[Begin Recorded data]

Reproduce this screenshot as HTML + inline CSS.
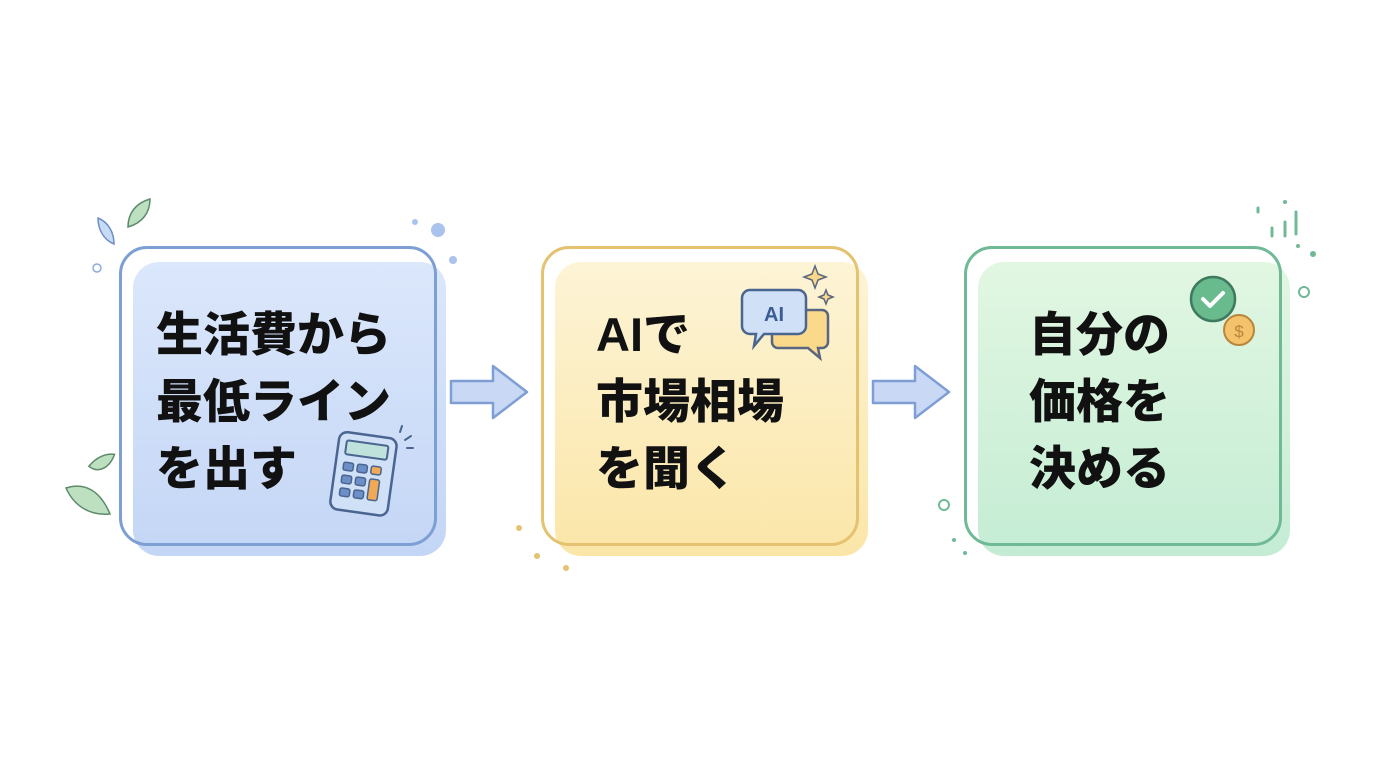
<!DOCTYPE html>
<html><head><meta charset="utf-8"><style>
body{margin:0;width:1376px;height:768px;background:#fff;position:relative;overflow:hidden;font-family:"Liberation Sans","Noto Sans CJK JP",sans-serif}
.fill{position:absolute;border-radius:26px}
.out{position:absolute;border-radius:28px;border:3px solid}
.t{position:absolute;font-weight:900;font-size:47px;line-height:67px;color:#111;white-space:nowrap}
svg{position:absolute;left:0;top:0}
</style></head><body>
<div class="fill" style="left:133px;top:262px;width:313px;height:294px;background:linear-gradient(#dbe7fb,#c4d6f6)"></div>
<div class="out" style="left:119px;top:246px;width:312px;height:294px;border-color:#7d9fd4"></div>
<div class="fill" style="left:555px;top:262px;width:313px;height:294px;background:linear-gradient(#fdf4d6,#fbe6a8)"></div>
<div class="out" style="left:541px;top:246px;width:312px;height:294px;border-color:#e4c270"></div>
<div class="fill" style="left:978px;top:262px;width:312px;height:294px;background:linear-gradient(#e2f7e2,#c4ecd4)"></div>
<div class="out" style="left:964px;top:246px;width:312px;height:294px;border-color:#6fb996"></div>
<div class="t" style="left:156px;top:301px">生活費から<br>最低ライン<br>を出す</div>
<div class="t" style="left:596px;top:301px">AIで<br>市場相場<br>を聞く</div>
<div class="t" style="left:1029px;top:301px">自分の<br>価格を<br>決める</div>
<svg width="1376" height="768">
<g fill="#c9d9f5" stroke="#7d9fd4" stroke-width="2.5" stroke-linejoin="round">
<path d="M451 381h42v-15l34 26-34 26v-15h-42z"/>
<path d="M873 381h42v-15l34 26-34 26v-15h-42z"/>
</g>
<g transform="rotate(8 365 470)">
<rect x="335" y="435" width="58" height="78" rx="8" fill="#cfe0f7" stroke="#4a6590" stroke-width="2.5"/>
<rect x="343" y="443" width="42" height="14" rx="2" fill="#bfe3dc" stroke="#4a6590" stroke-width="2"/>
<g fill="#6c8fc8" stroke="#4a6590" stroke-width="1.5">
<rect x="343" y="465" width="10" height="8" rx="2"/><rect x="357" y="465" width="10" height="8" rx="2"/>
<rect x="343" y="478" width="10" height="8" rx="2"/><rect x="357" y="478" width="10" height="8" rx="2"/>
<rect x="343" y="491" width="10" height="8" rx="2"/><rect x="357" y="491" width="10" height="8" rx="2"/></g>
<rect x="371" y="465" width="10" height="8" rx="2" fill="#f2a955" stroke="#4a6590" stroke-width="1.5"/>
<rect x="371" y="478" width="10" height="21" rx="2" fill="#f2a955" stroke="#4a6590" stroke-width="1.5"/>
</g>
<g stroke="#4a6590" stroke-width="2" stroke-linecap="round"><path d="M400 432l2-6M405 440l6-4M407 448h6"/></g>
<path d="M778 310h44a6 6 0 0 1 6 6v26a6 6 0 0 1-6 6h-4l2 10-12-10h-30a6 6 0 0 1-6-6v-26a6 6 0 0 1 6-6z" fill="#fbd98a" stroke="#5a6680" stroke-width="2.5"/>
<path d="M750 290h48a8 8 0 0 1 8 8v28a8 8 0 0 1-8 8h-34l-10 12 2-12h-6a8 8 0 0 1-8-8v-28a8 8 0 0 1 8-8z" fill="#cfe0f7" stroke="#4a6590" stroke-width="2.5"/>
<text x="774" y="321" font-size="20" font-weight="bold" fill="#3b5d94" text-anchor="middle" font-family="Liberation Sans,sans-serif">AI</text>
<g fill="#fbd98a" stroke="#5a6680" stroke-width="1.5"><path d="M815 266l3 8 8 3-8 3-3 8-3-8-8-3 8-3z"/><path d="M826 290l2 5 5 2-5 2-2 5-2-5-5-2 5-2z"/></g>
<circle cx="1239" cy="330" r="15" fill="#f4c26a" stroke="#b8863a" stroke-width="2"/>
<text x="1239" y="337" font-size="17" fill="#b8863a" text-anchor="middle">$</text>
<circle cx="1213" cy="299" r="22" fill="#69bb8d" stroke="#3e7a60" stroke-width="2.5"/>
<path d="M1203 299l7 7 13-13" fill="none" stroke="#fff" stroke-width="4" stroke-linecap="round" stroke-linejoin="round"/>
<g fill="#bde0c0" stroke="#5c8a6a" stroke-width="1.5">
<path d="M128 227c0-14 8-24 22-28 0 14-8 24-22 28z"/>
<path d="M98 218c10 4 16 14 16 26-10-4-16-14-16-26z" fill="#c6dbf5" stroke="#6d8fc4"/>
<path d="M90 470c4-12 12-18 20-20 0 14-8 24-20 20z" transform="rotate(20 100 465)"/>
<path d="M66 488c18-6 34 2 44 26-20 2-36-8-44-26z"/>
</g>
<g fill="#a9c2ee"><circle cx="438" cy="230" r="7"/><circle cx="415" cy="222" r="3"/><circle cx="453" cy="260" r="4"/></g>
<circle cx="97" cy="268" r="4" fill="none" stroke="#8eaad8" stroke-width="1.5"/>
<g fill="#e4c270"><circle cx="519" cy="528" r="3"/><circle cx="537" cy="556" r="3"/><circle cx="566" cy="568" r="3"/></g>
<circle cx="944" cy="505" r="5" fill="none" stroke="#6fb996" stroke-width="2"/>
<g fill="#6fb996"><circle cx="954" cy="540" r="2"/><circle cx="965" cy="553" r="2"/><circle cx="1313" cy="254" r="3"/><circle cx="1285" cy="202" r="2"/><circle cx="1298" cy="246" r="2"/></g>
<circle cx="1304" cy="292" r="5" fill="none" stroke="#6fb996" stroke-width="2"/>
<g stroke="#6fb996" stroke-width="3" stroke-linecap="round"><path d="M1296 212v22M1285 222v14M1272 228v8M1258 208v4"/></g>
</svg>
</body></html>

[End Recorded data]

The task
Each line of the data is to be duplicated exactly; pictures stay out of the copy.

Solution
Reproduce this screenshot as HTML + inline CSS.
<!DOCTYPE html>
<html><head><meta charset="utf-8"><style>
body{margin:0;width:1376px;height:768px;background:#fff;position:relative;overflow:hidden;font-family:"Liberation Sans","Noto Sans CJK JP",sans-serif}
.fill{position:absolute;border-radius:26px}
.out{position:absolute;border-radius:28px;border:3px solid}
.t{position:absolute;font-weight:900;font-size:47px;line-height:67px;color:#111;white-space:nowrap}
svg{position:absolute;left:0;top:0}
</style></head><body>
<div class="fill" style="left:133px;top:262px;width:313px;height:294px;background:linear-gradient(#dbe7fb,#c4d6f6)"></div>
<div class="out" style="left:119px;top:246px;width:312px;height:294px;border-color:#7d9fd4"></div>
<div class="fill" style="left:555px;top:262px;width:313px;height:294px;background:linear-gradient(#fdf4d6,#fbe6a8)"></div>
<div class="out" style="left:541px;top:246px;width:312px;height:294px;border-color:#e4c270"></div>
<div class="fill" style="left:978px;top:262px;width:312px;height:294px;background:linear-gradient(#e2f7e2,#c4ecd4)"></div>
<div class="out" style="left:964px;top:246px;width:312px;height:294px;border-color:#6fb996"></div>
<div class="t" style="left:156px;top:301px">生活費から<br>最低ライン<br>を出す</div>
<div class="t" style="left:596px;top:301px">AIで<br>市場相場<br>を聞く</div>
<div class="t" style="left:1029px;top:301px">自分の<br>価格を<br>決める</div>
<svg width="1376" height="768">
<g fill="#c9d9f5" stroke="#7d9fd4" stroke-width="2.5" stroke-linejoin="round">
<path d="M451 381h42v-15l34 26-34 26v-15h-42z"/>
<path d="M873 381h42v-15l34 26-34 26v-15h-42z"/>
</g>
<g transform="rotate(8 365 470)">
<rect x="335" y="435" width="58" height="78" rx="8" fill="#cfe0f7" stroke="#4a6590" stroke-width="2.5"/>
<rect x="343" y="443" width="42" height="14" rx="2" fill="#bfe3dc" stroke="#4a6590" stroke-width="2"/>
<g fill="#6c8fc8" stroke="#4a6590" stroke-width="1.5">
<rect x="343" y="465" width="10" height="8" rx="2"/><rect x="357" y="465" width="10" height="8" rx="2"/>
<rect x="343" y="478" width="10" height="8" rx="2"/><rect x="357" y="478" width="10" height="8" rx="2"/>
<rect x="343" y="491" width="10" height="8" rx="2"/><rect x="357" y="491" width="10" height="8" rx="2"/></g>
<rect x="371" y="465" width="10" height="8" rx="2" fill="#f2a955" stroke="#4a6590" stroke-width="1.5"/>
<rect x="371" y="478" width="10" height="21" rx="2" fill="#f2a955" stroke="#4a6590" stroke-width="1.5"/>
</g>
<g stroke="#4a6590" stroke-width="2" stroke-linecap="round"><path d="M400 432l2-6M405 440l6-4M407 448h6"/></g>
<path d="M778 310h44a6 6 0 0 1 6 6v26a6 6 0 0 1-6 6h-4l2 10-12-10h-30a6 6 0 0 1-6-6v-26a6 6 0 0 1 6-6z" fill="#fbd98a" stroke="#5a6680" stroke-width="2.5"/>
<path d="M750 290h48a8 8 0 0 1 8 8v28a8 8 0 0 1-8 8h-34l-10 12 2-12h-6a8 8 0 0 1-8-8v-28a8 8 0 0 1 8-8z" fill="#cfe0f7" stroke="#4a6590" stroke-width="2.5"/>
<text x="774" y="321" font-size="20" font-weight="bold" fill="#3b5d94" text-anchor="middle" font-family="Liberation Sans,sans-serif">AI</text>
<g fill="#fbd98a" stroke="#5a6680" stroke-width="1.5"><path d="M815 266l3 8 8 3-8 3-3 8-3-8-8-3 8-3z"/><path d="M826 290l2 5 5 2-5 2-2 5-2-5-5-2 5-2z"/></g>
<circle cx="1239" cy="330" r="15" fill="#f4c26a" stroke="#b8863a" stroke-width="2"/>
<text x="1239" y="337" font-size="17" fill="#b8863a" text-anchor="middle">$</text>
<circle cx="1213" cy="299" r="22" fill="#69bb8d" stroke="#3e7a60" stroke-width="2.5"/>
<path d="M1203 299l7 7 13-13" fill="none" stroke="#fff" stroke-width="4" stroke-linecap="round" stroke-linejoin="round"/>
<g fill="#bde0c0" stroke="#5c8a6a" stroke-width="1.5">
<path d="M128 227c0-14 8-24 22-28 0 14-8 24-22 28z"/>
<path d="M98 218c10 4 16 14 16 26-10-4-16-14-16-26z" fill="#c6dbf5" stroke="#6d8fc4"/>
<path d="M90 470c4-12 12-18 20-20 0 14-8 24-20 20z" transform="rotate(20 100 465)"/>
<path d="M66 488c18-6 34 2 44 26-20 2-36-8-44-26z"/>
</g>
<g fill="#a9c2ee"><circle cx="438" cy="230" r="7"/><circle cx="415" cy="222" r="3"/><circle cx="453" cy="260" r="4"/></g>
<circle cx="97" cy="268" r="4" fill="none" stroke="#8eaad8" stroke-width="1.5"/>
<g fill="#e4c270"><circle cx="519" cy="528" r="3"/><circle cx="537" cy="556" r="3"/><circle cx="566" cy="568" r="3"/></g>
<circle cx="944" cy="505" r="5" fill="none" stroke="#6fb996" stroke-width="2"/>
<g fill="#6fb996"><circle cx="954" cy="540" r="2"/><circle cx="965" cy="553" r="2"/><circle cx="1313" cy="254" r="3"/><circle cx="1285" cy="202" r="2"/><circle cx="1298" cy="246" r="2"/></g>
<circle cx="1304" cy="292" r="5" fill="none" stroke="#6fb996" stroke-width="2"/>
<g stroke="#6fb996" stroke-width="3" stroke-linecap="round"><path d="M1296 212v22M1285 222v14M1272 228v8M1258 208v4"/></g>
</svg>
</body></html>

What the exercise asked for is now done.